Characterization of the high-pressure superconductivity in the Pnma phase of calcium

TL;DR

This study analyzes the thermodynamic properties of calcium's high-pressure superconducting phase at 161 GPa using Eliashberg theory, revealing significant deviations from BCS predictions and highlighting a large electron effective mass.

Contribution

The paper provides a detailed thermodynamic characterization of calcium's superconductivity under high pressure using Eliashberg calculations, including the impact of a high Coulomb pseudopotential.

Findings

Critical temperature is 25 K at 161 GPa.

Dimensionless ratios significantly diverge from BCS values.

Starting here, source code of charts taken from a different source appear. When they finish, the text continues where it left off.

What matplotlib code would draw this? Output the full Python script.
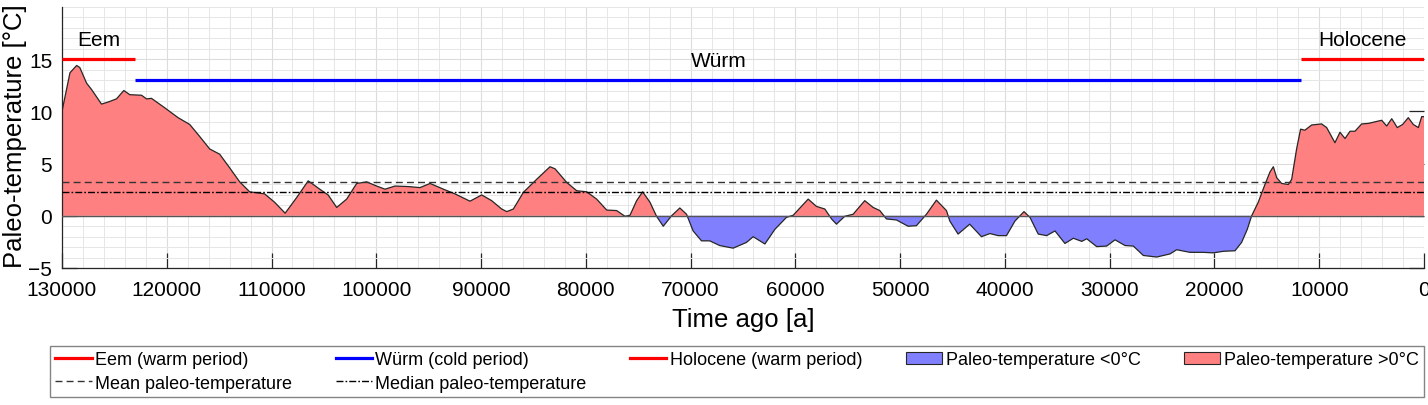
import matplotlib
matplotlib.use("Agg")
import matplotlib.pyplot as plt
import matplotlib.ticker as ticker
from matplotlib.lines import Line2D
from matplotlib.patches import Patch
import numpy as np

plt.rcParams['font.family'] = ['Liberation Sans', 'DejaVu Sans']

TICK_SIZE = 15
LABEL_SIZE = 18.5
LEGEND_SIZE = 13
PERIOD_SIZE = 15

# Paleo-temperature record (years ago, deg C)
ages = [130000, 129240, 128600, 128300, 127650, 127180, 126230, 125590, 124800, 124100,
        123530, 122410, 121940, 121460, 120200, 118920, 117810, 116860, 115900, 114950,
        114000, 113040, 112090, 110660, 109710, 108700, 107600, 106500, 105400, 104600,
        103780, 102830, 101870, 100920, 99970, 99170, 98220, 96940, 95830, 94870,
        93600, 92490, 91060, 89940, 88990, 88030, 87550, 86920, 85960, 84690,
        83420, 82940, 81830, 80870, 79920, 78970, 78010, 77060, 76260, 75790,
        75150, 74580, 73880, 73250, 72610, 71820, 71030, 70390, 69760, 68960,
        68170, 67220, 65940, 64670, 64030, 62910, 61960, 60850, 60210, 58780,
        57990, 57190, 56550, 56080, 55290, 54490, 53380, 52580, 51940, 51310,
        50350, 49240, 48450, 47490, 46540, 45580, 45260, 44470, 43360, 42240,
        41430, 40650, 39850, 39040, 38180, 37610, 36820, 36020, 35220, 34270,
        33470, 32670, 32190, 31240, 30290, 29490, 28530, 27740, 26790, 25510,
        24240, 23610, 22340, 21070, 20110, 19160, 18040, 17410, 16870, 16450,
        15820, 15180, 14700, 14380, 14060, 13590, 12950, 12630, 12160, 11780,
        11370, 10720, 9770, 9290, 8500, 8020, 7540, 7060, 6590, 5950,
        5310, 4680, 4040, 3560, 3080, 2550, 2040, 1500, 1020, 540, 220, 0]
temps = [10.0, 13.7, 14.4, 14.2, 12.7, 12.1, 10.7, 10.9, 11.2, 12.0,
         11.6, 11.55, 11.2, 11.25, 10.35, 9.4, 8.75, 7.6, 6.4, 5.9,
         4.6, 3.25, 2.3, 2.1, 1.3, 0.25, 1.75, 3.35, 2.55, 2.0,
         0.8, 1.6, 3.1, 3.25, 2.85, 2.55, 2.85, 2.8, 2.7, 3.1,
         2.55, 2.1, 1.4, 2.0, 1.45, 0.65, 0.4, 0.65, 2.25, 3.5,
         4.7, 4.5, 3.2, 2.4, 2.3, 1.6, 0.55, 0.5, -0.05, 0.05,
         1.45, 2.3, 1.3, -0.05, -1.0, 0.0, 0.75, 0.15, -1.45, -2.4,
         -2.4, -2.85, -3.1, -2.55, -2.0, -2.7, -1.3, -0.15, 0.05, 1.6,
         0.9, 0.65, -0.3, -0.8, -0.05, 0.15, 1.45, 0.8, 0.5, -0.3,
         -0.4, -1.0, -0.95, 0.15, 1.5, 0.5, -0.5, -1.75, -0.8, -2.0,
         -1.7, -1.9, -1.9, -0.5, 0.4, -0.15, -1.75, -1.9, -1.45, -2.65,
         -2.15, -2.45, -2.2, -2.95, -2.9, -2.3, -2.85, -2.9, -3.8, -3.95,
         -3.65, -3.25, -3.5, -3.5, -3.55, -3.4, -3.35, -2.55, -1.3, 0.0,
         1.3, 3.0, 4.2, 4.7, 3.65, 3.1, 3.0, 3.5, 6.4, 8.3,
         8.2, 8.7, 8.8, 8.45, 7.0, 8.0, 7.4, 8.1, 8.1, 8.8,
         8.85, 9.0, 9.15, 8.6, 9.3, 8.45, 8.75, 9.4, 8.75, 8.45, 9.5, 9.5]

mean_temp = 3.2
median_temp = 2.3

# Periods
period_names = ["Eem", "Würm", "Holocene"]
period_start = [130000, 123000, 11700]
period_end = [123000, 11700, 0]
period_level = [15, 13, 15]
period_colors = ["#FF0000", "#0000FF", "#FF0000"]
period_labels = ["Eem (warm period)", "Würm (cold period)", "Holocene (warm period)"]

RED_FILL = "#FF8080"
BLUE_FILL = "#8080FF"
EDGE = "#262626"

x = np.array(ages, dtype=float)
y = np.array(temps)

fig = plt.figure(figsize=(14.28, 4.06), dpi=100)
ax = fig.add_axes([62 / 1428, 1 - 269 / 406, (1424 - 62) / 1428, (269 - 8) / 406])

ax.fill_between(x, y, 0, where=y >= 0, interpolate=True, color=RED_FILL, lw=0, zorder=2)
ax.fill_between(x, y, 0, where=y <= 0, interpolate=True, color=BLUE_FILL, lw=0, zorder=2)
ax.plot(x, y, color=EDGE, lw=0.9, zorder=3)
ax.axhline(0, color="#555555", lw=1.0, zorder=3)

ax.axhline(mean_temp, color="#333333", lw=1.0, dashes=(5, 3), zorder=4)
ax.axhline(median_temp, color="black", lw=1.0, dashes=(5, 1.5, 1.2, 1.5), zorder=4)

for name, s, e, lev, col in zip(period_names, period_start, period_end, period_level, period_colors):
    ax.plot([s, e], [lev, lev], color=col, lw=2.3, solid_capstyle='butt', zorder=5)
    ax.text((s + e) / 2, lev + 1.9, name, ha='center', va='center', fontsize=PERIOD_SIZE)

ax.set_xlim(130000, 0)
ax.set_ylim(-5, 20)
ax.xaxis.set_major_locator(ticker.MultipleLocator(10000))
ax.xaxis.set_minor_locator(ticker.MultipleLocator(2000))
ax.xaxis.set_major_formatter(ticker.FuncFormatter(lambda v, p: f"{int(round(v))}"))
ax.set_yticks([-5, 0, 5, 10, 15])
ax.yaxis.set_minor_locator(ticker.MultipleLocator(1))

ax.set_axisbelow(True)
ax.grid(which='major', color="#dcdcdc", lw=0.8)
ax.grid(which='minor', color="#e6e6e6", lw=0.7)

ax.tick_params(which='major', direction='in', length=11, width=0.9, color=EDGE,
               right=True, top=False, labelsize=TICK_SIZE)
ax.tick_params(axis='x', pad=9)
ax.tick_params(axis='y', pad=7)
ax.tick_params(which='minor', length=0)
for side in ['left', 'bottom']:
    ax.spines[side].set_color(EDGE)
    ax.spines[side].set_linewidth(0.9)
ax.spines['top'].set_visible(False)
ax.spines['right'].set_visible(False)

ax.set_xlabel("Time ago [a]", fontsize=LABEL_SIZE, va='top')
ax.set_ylabel("Paleo-temperature [°C]", fontsize=LABEL_SIZE)
ax.xaxis.set_label_coords(0.5, -0.148)
ax.yaxis.set_label_coords(-0.026, 0.51)

handles = [
    Line2D([], [], color=period_colors[0], lw=2.3),
    Line2D([], [], color="#333333", lw=1.0, dashes=(5, 3)),
    Line2D([], [], color=period_colors[1], lw=2.3),
    Line2D([], [], color="black", lw=1.0, dashes=(5, 1.5, 1.2, 1.5)),
    Line2D([], [], color=period_colors[2], lw=2.3),
    Patch(facecolor=BLUE_FILL, edgecolor=EDGE, lw=0.8),
    Patch(facecolor=RED_FILL, edgecolor=EDGE, lw=0.8),
]
labels = [period_labels[0], "Mean paleo-temperature", period_labels[1],
          "Median paleo-temperature", period_labels[2],
          "Paleo-temperature <0°C", "Paleo-temperature >0°C"]
leg = fig.legend(handles, labels, loc='upper left', ncol=5, mode='expand',
                 bbox_to_anchor=(50 / 1428, 1 - 400 / 406, (1424 - 50) / 1428, 53 / 406),
                 prop={'size': LEGEND_SIZE},
                 handlelength=2.0, handletextpad=0.2, borderaxespad=0,
                 fancybox=False, frameon=True, borderpad=0.3, labelspacing=0.35,
                 columnspacing=0.4)
leg.get_frame().set_edgecolor("#666666")
leg.get_frame().set_linewidth(1.0)

fig.savefig("out.png", dpi=100)
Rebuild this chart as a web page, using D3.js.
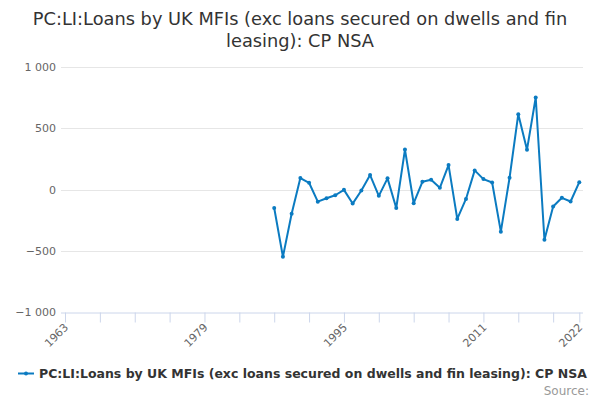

Electron effective mass peaks at 2.32 times the electron mass.

Abstract

The thermodynamic parameters of the superconducting state in calcium under the pressure at 161 GPa have been calculated within the framework of the Eliashberg approach. It has been shown that the value of the Coulomb pseudopotential is high (0.24) and the critical temperature (25 K) should be determined from the modified Allen-Dynes formula. In addition, it has been found that the basic dimensionless ratios of the thermodynamic parameters significantly diverge from the BCS predictions, and take the following values: (i) The zero temperature energy gap to the critical temperature(R1) is equal to 4.01. (ii) The ratio R2 equals 2.17. (iii) The quantity R3=0.158. Finally, it has been proven that the electron effective mass is large and takes the maximum of 2.32*me at TC.